• **REQUEST**: Take every line from the first down to the line with "const labelNudge = [[2, 1], [3, 15], [15, 7]];" and set it down exactly, without the pictures.

^^^^^^^^^^^^^^^^

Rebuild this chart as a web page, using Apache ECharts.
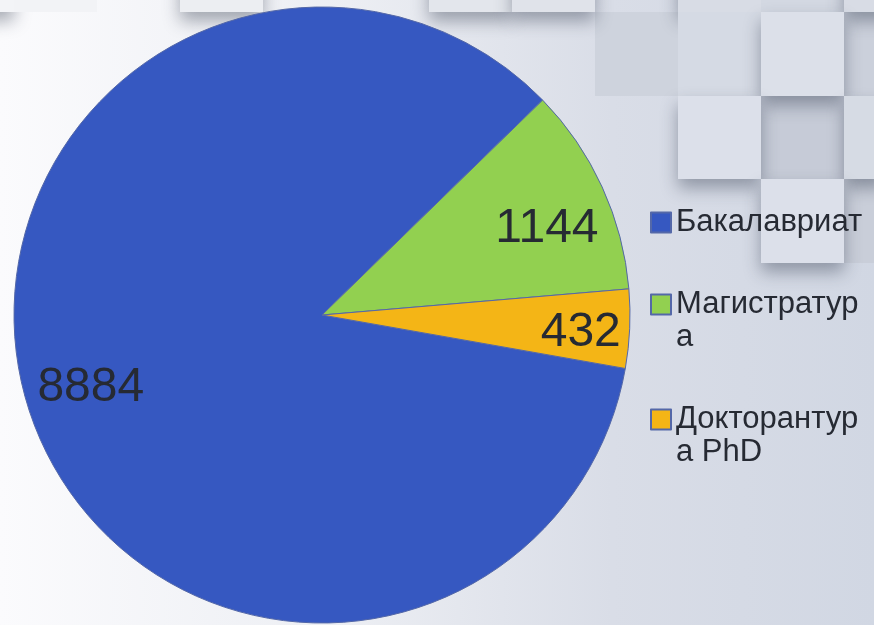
<!DOCTYPE html>
<html>
<head>
<meta charset="utf-8">
<script src="https://cdn.jsdelivr.net/npm/echarts@6/dist/echarts.min.js"></script>
<style>
html,body{margin:0;padding:0;background:#fff;}
#chart{width:874px;height:625px;}
</style>
</head>
<body>
<div id="chart"></div>
<script>
// ---- data ----
const categories = ['Бакалавриат', 'Магистратура', 'Докторантура PhD'];
const values = [8884, 1144, 432];
const legendLabels = ['Бакалавриат', 'Магистратур\nа', 'Докторантур\nа PhD'];
const colors = ['#3658C1', '#92D050', '#F4B516'];

const pieData = categories.map((n, i) => ({ name: n, value: values[i], itemStyle: { color: colors[i] } }));
const labelData = categories.map((n, i) => ({ name: n, value: values[i] }));

// small nudges of value labels (best-fit placement of the original)
const labelNudge = [[2, 1], [3, 15], [15, 7]];

// decorative background tiles
function tile(x, y, w, h, color, raised) {
  return {
    type: 'rect', silent: true, z: -10,
    shape: { x: x, y: y, width: w, height: h },
    style: raised ? { fill: color, shadowBlur: 16, shadowOffsetY: 9, shadowColor: 'rgba(40,50,70,0.4)' } : { fill: color }
  };
}
const tiles = [
  tile(595, 12, 83, 84, '#ced3dd', false),
  tile(844, 12, 40, 84, '#cbd0db', false),
  tile(761, 96, 83, 83, '#c6cbd7', false),
  tile(844, 179, 40, 84, '#c9ced9', false),
  tile(-69, -72, 83, 84, '#f3f4f7', true),
  tile(14, -72, 83, 84, '#f2f3f6', false),
  tile(180, -72, 83, 84, '#eceef2', true),
  tile(429, -72, 83, 84, '#e3e6ec', true),
  tile(512, -72, 83, 84, '#e0e3ea', true),
  tile(678, -72, 83, 84, '#d8dce5', true),
  tile(761, -72, 83, 84, '#d3d8e2', false),
  tile(844, -72, 83, 84, '#d8dce5', true),
  tile(678, 12, 83, 84, '#d5dae4', false),
  tile(761, 12, 83, 84, '#dce0e9', true),
  tile(678, 96, 83, 83, '#dce0ea', true),
  tile(844, 96, 40, 83, '#d6dbe4', true),
  tile(761, 179, 83, 84, '#dce0ea', true)
];

const chart = echarts.init(document.getElementById('chart'), null, { renderer: 'canvas' });
chart.setOption({
  animation: false,
  backgroundColor: {
    type: 'linear', x: 0, y: 0, x2: 1, y2: 0,
    colorStops: [
      { offset: 0, color: '#fbfbfd' },
      { offset: 0.4, color: '#eceef3' },
      { offset: 0.7, color: '#d9dde7' },
      { offset: 1, color: '#d1d7e3' }
    ]
  },
  graphic: tiles,
  legend: {
    orient: 'vertical',
    left: 650,
    top: 206,
    padding: 0,
    itemWidth: 20,
    itemHeight: 20,
    itemGap: 16,
    icon: 'rect',
    data: categories,
    formatter: function (name) {
      const t = legendLabels[categories.indexOf(name)];
      // keep first line aligned with the marker (extra empty line above multi-line entries)
      return t.indexOf('\n') >= 0 ? '\n' + t : t;
    },
    textStyle: {
      fontFamily: 'Liberation Sans',
      fontSize: 31,
      lineHeight: 33,
      color: '#262a33'
    }
  },
  series: [
    {
      type: 'pie',
      center: [322, 315],
      radius: [0, 308],
      startAngle: -10,
      clockwise: true,
      avoidLabelOverlap: false,
      data: pieData,
      itemStyle: { borderColor: '#5468a8', borderWidth: 1 },
      label: { show: false },
      labelLine: { show: false },
      emphasis: { disabled: true }
    },
    {
      type: 'pie',
      center: [322, 315],
      radius: [174, 308],
      startAngle: -10,
      clockwise: true,
      silent: true,
      avoidLabelOverlap: false,
      data: labelData,
      itemStyle: { color: 'rgba(0,0,0,0)', borderWidth: 0 },
      label: {
        show: true,
        position: 'inside',
        formatter: '{c}',
        fontFamily: 'Liberation Sans',
        fontSize: 48,
        color: '#262a33'
      },
      labelLayout: function (p) {
        const n = labelNudge[p.dataIndex];
        return { dx: n[0], dy: n[1] };
      },
      labelLine: { show: false },
      emphasis: { disabled: true }
    }
  ]
});
</script>
</body>
</html>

^^^^^^^^^^^^^^^^

• **REPLY**:
Rebuild this chart as a web page, using Apache ECharts.
<!DOCTYPE html>
<html>
<head>
<meta charset="utf-8">
<script src="https://cdn.jsdelivr.net/npm/echarts@6/dist/echarts.min.js"></script>
<style>
html,body{margin:0;padding:0;background:#fff;}
#chart{width:874px;height:625px;}
</style>
</head>
<body>
<div id="chart"></div>
<script>
// ---- data ----
const categories = ['Бакалавриат', 'Магистратура', 'Докторантура PhD'];
const values = [8884, 1144, 432];
const legendLabels = ['Бакалавриат', 'Магистратур\nа', 'Докторантур\nа PhD'];
const colors = ['#3658C1', '#92D050', '#F4B516'];

const pieData = categories.map((n, i) => ({ name: n, value: values[i], itemStyle: { color: colors[i] } }));
const labelData = categories.map((n, i) => ({ name: n, value: values[i] }));

// small nudges of value labels (best-fit placement of the original)
const labelNudge = [[2, 1], [3, 15], [15, 7]];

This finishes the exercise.